L’ampleur du phénomène reste difficile à quantifier précisément. Le CGAAER pointe un déficit d’évaluation dû à des sources de données disparates et des travaux insuffisamment actualisés. Pour y remédier, l’organisme préconise la réactivation de l’Observatoire national des espaces naturels, agricoles et forestiers (OENAF), outil permettant de suivre l’évolution de ces terres et d’orienter les politiques foncières.
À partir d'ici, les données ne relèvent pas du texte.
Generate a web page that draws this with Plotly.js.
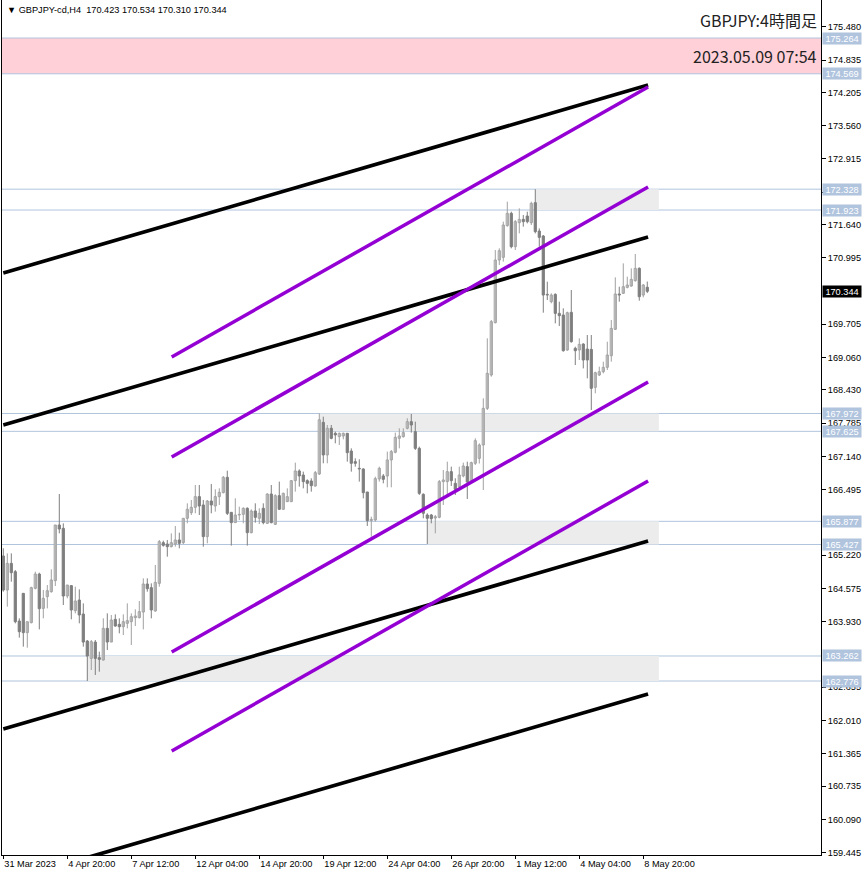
<!DOCTYPE html>
<html><head><meta charset="utf-8">
<script src="https://cdn.plot.ly/plotly-3.0.1.min.js"></script>
<style>html,body{margin:0;padding:0;background:#fff;}#chart{width:866px;height:876px;}</style>
</head><body><div id="chart"></div>
<script>
const openP = [165.204,164.543,165.061,164.899,163.941,164.479,163.715,163.909,164.576,164.854,
164.187,164.414,164.511,164.725,165.806,165.741,164.427,164.628,164.142,164.349,
164.077,163.553,163.216,163.533,163.229,163.184,163.799,163.533,163.974,163.877,
163.831,163.896,163.928,164.006,164.006,164.116,164.660,164.589,164.136,164.673,
165.463,165.437,165.385,165.437,165.515,165.463,165.936,166.046,166.149,166.357,
166.195,165.580,166.272,166.175,166.357,166.434,166.732,166.052,165.852,166.000,
166.013,166.130,165.657,166.078,165.936,166.130,165.839,166.408,165.819,166.376,
166.111,166.259,166.259,166.667,166.855,166.777,166.667,166.661,166.564,166.797,
167.800,167.166,167.684,167.587,167.522,167.535,167.587,167.243,167.036,166.907,
166.894,166.447,165.890,165.903,166.700,166.758,166.758,167.069,167.218,167.489,
167.522,167.684,167.813,167.619,167.295,166.402,166.000,166.000,165.942,165.955,
166.648,166.648,166.842,166.615,166.551,166.758,166.939,166.648,167.004,167.100,
167.360,168.071,168.719,169.735,170.952,171.004,171.619,171.859,171.211,171.677,
171.742,171.807,171.677,172.066,171.515,171.418,170.285,170.143,170.285,169.916,
169.884,169.204,169.936,169.237,169.204,169.321,169.224,169.217,168.479,168.719,
168.783,168.868,169.094,169.606,170.292,170.305,170.421,170.447,170.551,170.790,
170.272,170.423];
const highP = [165.353,165.255,165.255,164.932,163.993,164.479,163.928,164.608,164.899,164.880,
164.543,164.640,164.945,165.806,166.408,165.838,164.640,164.640,164.608,164.556,
164.284,163.572,163.572,163.572,163.346,163.993,164.090,164.058,164.071,163.993,
164.071,164.284,164.090,164.168,164.330,164.770,164.770,164.673,165.029,165.514,
165.502,165.514,165.644,165.787,165.657,165.936,166.227,166.292,166.583,166.583,
166.292,166.292,166.603,166.499,166.518,166.758,166.861,166.052,166.324,166.162,
166.149,166.149,166.111,166.227,166.130,166.227,166.421,166.583,166.402,166.648,
166.434,166.518,166.680,167.017,166.887,166.842,166.693,166.713,166.855,167.975,
167.910,167.748,167.748,167.619,167.600,167.600,167.587,167.295,167.101,167.082,
166.907,166.447,165.968,166.745,166.939,166.797,167.231,167.263,167.600,167.684,
167.684,167.878,167.962,167.813,167.328,166.421,166.033,166.020,166.000,166.680,
166.874,167.036,166.939,166.713,166.939,167.017,167.036,167.036,167.490,167.392,
168.266,169.431,169.787,171.146,171.179,171.697,172.085,171.891,171.729,171.956,
171.826,171.891,172.085,172.328,171.567,171.438,170.531,170.305,170.305,170.143,
170.014,169.949,170.370,169.269,169.431,169.334,169.496,169.496,168.783,168.881,
168.978,169.366,169.787,170.616,170.434,170.887,170.629,170.790,171.069,170.810,
170.486,170.534];
const lowP = [164.511,164.220,164.705,163.896,163.618,163.443,163.423,163.896,164.556,163.779,
163.993,164.187,164.492,164.621,165.644,164.252,164.382,163.974,164.090,163.896,
163.443,162.776,162.990,162.893,162.957,163.171,163.378,163.533,163.831,163.702,
163.669,163.799,163.475,163.844,163.993,163.779,164.511,163.993,164.123,164.608,
165.385,165.191,165.372,165.385,165.353,165.437,165.839,166.000,166.033,166.000,
165.385,165.450,166.033,166.065,166.195,166.421,166.000,165.405,165.852,165.903,
165.839,165.405,165.644,165.852,165.826,165.819,165.826,165.839,165.806,166.098,
166.098,166.253,166.253,166.454,166.551,166.518,166.421,166.454,166.551,166.777,
167.004,167.004,167.470,167.392,167.360,167.470,167.036,166.842,166.939,166.648,
166.324,165.787,165.580,165.871,166.648,166.615,166.538,166.538,167.198,167.295,
167.502,167.664,167.600,167.263,166.389,165.936,165.437,165.839,165.644,165.936,
166.195,166.389,166.564,166.389,166.538,166.732,166.311,166.635,166.972,167.000,
166.486,168.039,168.686,169.722,170.855,170.920,171.600,171.179,171.146,171.470,
171.600,171.664,171.632,171.470,171.211,169.929,170.175,170.111,169.722,169.670,
169.172,169.191,169.347,168.913,169.010,168.848,168.654,168.039,168.363,168.699,
168.751,168.816,168.978,169.593,170.143,170.292,170.402,170.434,170.531,170.162,
170.227,170.310];
const closeP = [164.543,165.061,164.880,163.928,163.734,163.715,163.928,164.589,164.854,164.181,
164.382,164.530,164.738,165.806,165.728,164.427,164.640,164.155,164.330,164.058,
163.533,163.261,163.540,163.216,163.197,163.799,163.533,163.961,163.844,163.831,
163.928,163.948,164.025,164.038,164.123,164.660,164.569,164.155,164.692,165.482,
165.411,165.385,165.463,165.515,165.450,165.936,166.111,166.149,166.357,166.175,
165.580,166.272,166.195,166.357,166.441,166.732,166.033,165.852,166.000,166.013,
166.130,165.657,166.078,165.955,166.033,165.852,166.408,165.852,166.376,166.111,
166.421,166.357,166.667,166.855,166.758,166.648,166.615,166.570,166.823,167.850,
167.166,167.684,167.489,167.554,167.587,167.587,167.211,167.004,167.004,166.894,
166.434,165.890,165.916,166.706,166.907,166.693,167.069,167.231,167.509,167.535,
167.600,167.813,167.748,167.295,166.421,166.033,165.936,165.929,165.968,166.648,
166.680,166.842,166.667,166.499,166.777,166.952,166.641,167.017,167.444,167.360,
168.072,168.751,169.755,170.952,171.133,171.632,171.859,171.211,171.697,171.742,
171.697,171.697,172.053,171.503,171.392,170.272,170.272,170.272,169.916,169.871,
169.191,169.929,169.366,169.191,169.314,169.010,169.010,168.460,168.764,168.783,
168.868,169.107,169.625,170.292,170.272,170.434,170.467,170.577,170.790,170.240,
170.467,170.344];

const dateTickIndex = [0,16,32,48,64,80,96,112,128,144,160];
const dateTickText = ["31 Mar 2023","4 Apr 20:00","7 Apr 12:00","12 Apr 04:00","14 Apr 20:00","19 Apr 12:00","24 Apr 04:00","26 Apr 20:00","1 May 12:00","4 May 04:00","8 May 20:00"];
const priceTicks = [175.480,174.835,174.205,173.560,172.915,172.270,171.640,170.995,169.705,169.060,168.430,167.785,167.140,166.495,165.220,164.575,163.930,162.655,162.010,161.365,160.735,160.090,159.445];
const levels = [175.264,174.569,172.328,171.923,167.972,167.625,165.877,165.427,163.262,162.776];
const pinkZone = [174.569,175.264];
const grayTop = [172.328,167.972,165.877,163.262];
const grayBottom = [171.923,167.625,165.427,162.776];
const grayStartBar = [133,79,106,21];
const grayEndBar = [163.9,163.9,163.9,163.9];
const blackStartBar = 0, blackEndBar = 161.2;
const blackStartPrice = [170.700,167.748,161.844,158.872];
const blackEndPrice = [174.351,171.399,165.495,162.523];
const purpleStartBar = 42.1, purpleEndBar = 161.2;
const purpleStartPrice = [169.069,167.126,163.339,161.417];
const purpleEndPrice = [174.312,172.370,168.583,166.660];
const symbolName = "GBPJPY-cd,H4";
const titleText = "GBPJPY:4時間足";
const timeText = "2023.05.09 07:54";

const n = openP.length;
const FONT = "Liberation Sans, Arial, sans-serif";
const bullIdx = [], bearIdx = [];
for (let i = 0; i < n; i++) (closeP[i] >= openP[i] ? bullIdx : bearIdx).push(i);

function wick(ids, color) {
  const x = [], y = [];
  ids.forEach(i => { x.push(i, i, null); y.push(lowP[i], highP[i], null); });
  return {type:'scatter', mode:'lines', x, y, line:{color, width:1}, hoverinfo:'skip'};
}
function body(ids, fill, line) {
  return {type:'bar', x: ids,
    base: ids.map(i => Math.min(openP[i], closeP[i])),
    y: ids.map(i => Math.max(Math.abs(closeP[i]-openP[i]), 0.012)),
    width: 0.55, marker:{color: fill, line:{color: line, width:1}}, hoverinfo:'skip'};
}
const traces = [wick(bullIdx,'#a0a0a0'), wick(bearIdx,'#7f7f7f'),
  body(bullIdx,'#ffffff','#a0a0a0'), body(bearIdx,'#808080','#7f7f7f')];
for (let k = 0; k < blackStartPrice.length; k++) {
  traces.push({type:'scatter', mode:'lines', x:[blackStartBar, blackEndBar], y:[blackStartPrice[k], blackEndPrice[k]],
    line:{color:'#000000', width:3.7}, hoverinfo:'skip'});
}
for (let k = 0; k < purpleStartPrice.length; k++) {
  traces.push({type:'scatter', mode:'lines', x:[purpleStartBar, purpleEndBar], y:[purpleStartPrice[k], purpleEndPrice[k]],
    line:{color:'#9400d3', width:3.5}, hoverinfo:'skip'});
}

const shapes = [];
shapes.push({type:'rect', xref:'paper', x0:0, x1:1, yref:'y', y0:pinkZone[0], y1:pinkZone[1],
  fillcolor:'#ffd0d7', line:{width:0}, layer:'below'});
for (let k = 0; k < grayTop.length; k++) {
  shapes.push({type:'rect', xref:'x', x0:grayStartBar[k], x1:grayEndBar[k], yref:'y', y0:grayBottom[k], y1:grayTop[k],
    fillcolor:'#ececec', line:{width:0}, layer:'below'});
}
levels.forEach(v => shapes.push({type:'line', xref:'paper', x0:0, x1:1, yref:'y', y0:v, y1:v,
  line:{color:'#b0c4de', width:1}, layer:'below'}));

const annotations = [];
levels.forEach(v => annotations.push({xref:'paper', x:1, xanchor:'left', xshift:1, yref:'y', y:v, yanchor:'middle',
  text:v.toFixed(3), showarrow:false, bgcolor:'#b0c4de', width:38, height:11, borderpad:0,
  font:{family:FONT, size:9.2, color:'#ffffff'}}));
const last = n - 1;
annotations.push({xref:'paper', x:1, xanchor:'left', xshift:1, yref:'y', y:closeP[last], yanchor:'middle',
  text:closeP[last].toFixed(3), showarrow:false, bgcolor:'#000000', width:38, height:11, borderpad:0,
  font:{family:FONT, size:9.2, color:'#ffffff'}});
annotations.push({xref:'paper', x:0, xanchor:'left', xshift:3, yref:'paper', y:1, yanchor:'top', yshift:-3,
  text:'▼\u00a0' + symbolName + '\u00a0\u00a0' + [openP[last],highP[last],lowP[last],closeP[last]].map(v=>v.toFixed(3)).join(' '),
  showarrow:false, font:{family:FONT, size:9.2, color:'#000000'}});
annotations.push({xref:'paper', x:1, xanchor:'right', xshift:-2, yref:'paper', y:1-20/855, yanchor:'middle',
  text:titleText, showarrow:false, font:{family:'Noto Sans CJK JP, sans-serif', size:16, color:'#222222'}});
annotations.push({xref:'paper', x:1, xanchor:'right', xshift:-2, yref:'paper', y:1-56/855, yanchor:'middle',
  text:timeText, showarrow:false, font:{family:'Noto Sans CJK JP, sans-serif', size:16, color:'#222222'}});

const layout = {
  width:866, height:876, margin:{l:2, r:45, t:0, b:21},
  paper_bgcolor:'#ffffff', plot_bgcolor:'#ffffff',
  showlegend:false, hovermode:false, barmode:'overlay',
  xaxis:{range:[-0.325, 204.43], tickvals:dateTickIndex, ticktext:dateTickText, ticks:'outside', ticklen:3,
    tickcolor:'#000', ticklabelposition:'outside right', showline:true, linecolor:'#000', linewidth:1,
    showgrid:false, zeroline:false, fixedrange:true, tickfont:{family:FONT, size:9.2, color:'#000'}},
  yaxis:{side:'right', range:[159.397, 176.002], tickvals:priceTicks, ticktext:priceTicks.map(v=>v.toFixed(3)),
    ticks:'outside', ticklen:4, tickcolor:'#000', showline:true, mirror:true, linecolor:'#000', linewidth:1,
    showgrid:false, zeroline:false, fixedrange:true, tickfont:{family:FONT, size:9.2, color:'#000'}},
  shapes, annotations
};
Plotly.newPlot('chart', traces, layout, {staticPlot:true, displayModeBar:false});
</script></body></html>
Car l’enjeu est de taille. " Intégrer ces terres agricoles abandonnées dans les stratégies d’aménagement du territoire devient essentiel, qu’il s’agisse de préserver les sols dans le cadre de la politique du "Zéro artificialisation nette" (ZAN), d’arbitrer en faveur de la biodiversité ou encore de garantir la souveraineté alimentaire" soulignent les experts.

Quatre scénarios d’ici 2050

L’évolution des terres agricoles délaissées dépendra fortement des choix politiques et des tendances économiques à venir. Le CGAAER propose ainsi quatre trajectoires prospectives à l’horizon 2050 :
•    "Bataille de l'eau", où les tensions croissantes sur la ressource hydrique redéfinissent l’usage des terres.
•    "Mosaïques territoriales", misant sur une diversité locale d’usages entre agriculture et espaces forestiers.
•    "Vive la renaturation !", privilégiant la reforestation et la restauration écologique.
•    "Pacte productif", visant une exploitation intégrale des terres pour assurer la souveraineté alimentaire et énergétique du pays.